In OLS, an unbiased estimator of the variance, provided the OLS assumptions hold, is

$s_{\textsf{OLS}}^2 = \frac{\mathbf{e}^{\top} \mathbf{e}}{N-P}, \tag{17}$

where $P$ is the data’s dimension. Of course, we are now assuming Equation $1$ , meaning the OLS assumptions do not hold. However, we can immediately derive an equivalent estimator since

$s^2 = \frac{\mathbf{e}_{*}^{\top} \mathbf{e}_{*}}{N-P} \tag{18}$

is unbiased, when $\mathbf{e}_{*} = \mathbf{y}_{*} - \mathbf{X}_{*} \hat{\boldsymbol{\beta}}$ . Thus, unbiased estimator of the GLS variance is

$\begin{aligned} s_{\textsf{GLS}}^2 &= \frac{1}{N-P} (\mathbf{y}_{*} - \mathbf{X}_{*} \hat{\boldsymbol{\beta}}_{\textsf{GLS}})^{\top} (\mathbf{y}_{*} - \mathbf{X}_{*} \hat{\boldsymbol{\beta}}_{\textsf{GLS}}) \\ &= \frac{1}{N-P} (\mathbf{y} - \mathbf{X} \hat{\boldsymbol{\beta}}_{\textsf{GLS}})^{\top} \boldsymbol{\Omega}^{-1} (\mathbf{y} - \mathbf{X} \hat{\boldsymbol{\beta}}_{\textsf{GLS}}). \end{aligned} \tag{19}$

Sampling distribution.
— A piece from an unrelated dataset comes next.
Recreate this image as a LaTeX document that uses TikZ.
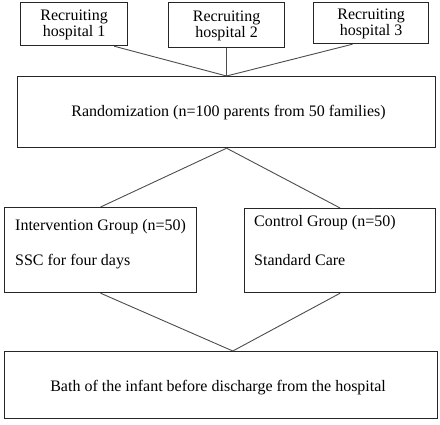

So we know the mean and variance of the sampling distribution. If we assume that the noise terms are multivariate normal,

$\boldsymbol{\varepsilon} \sim \mathcal{N}\left( \mathbf{0}, \sigma^2 \boldsymbol{\Omega} \right), \tag{20}$

then our observations are multivariate normal,

$\mathbf{y} \mid \mathbf{X} \sim \mathcal{N}\left( \mathbf{X} \boldsymbol{\beta}, \sigma^2 \boldsymbol{\Omega} \right). \tag{21}$

And the sampling distribution for the GLS estimator is also multivariate normal:

$\hat{\boldsymbol{\beta}}_{\textsf{GLS}} \mid \mathbf{X} \sim \mathcal{N}\left(\boldsymbol{\beta}, \sigma^2 (\mathbf{X}^{\top} \boldsymbol{\Omega}^{-1} \mathbf{X})^{-1} \right). \tag{22}$

Once again, this logic just follows the standard derivations for the OLS sampling distribution.

Conclusion

When our data have heteroscedasticity and when we know the structure of that heteroscedasticity, we can use generalized least squares. This is just OLS applied to the normalized data. In practice, I suspect that knowing precisely $\boldsymbol{\Omega}$ is rare, although perhaps it can be estimated from held out data. Another approach, which I will discuss in a future post, is using estimators of standard errors that are robust to heteroscedasticity.

Aitkin, A. C. (1935). On least squares and linear combination of observations. Proceedings of the Royal Society of Edinburgh, 55, 42–48.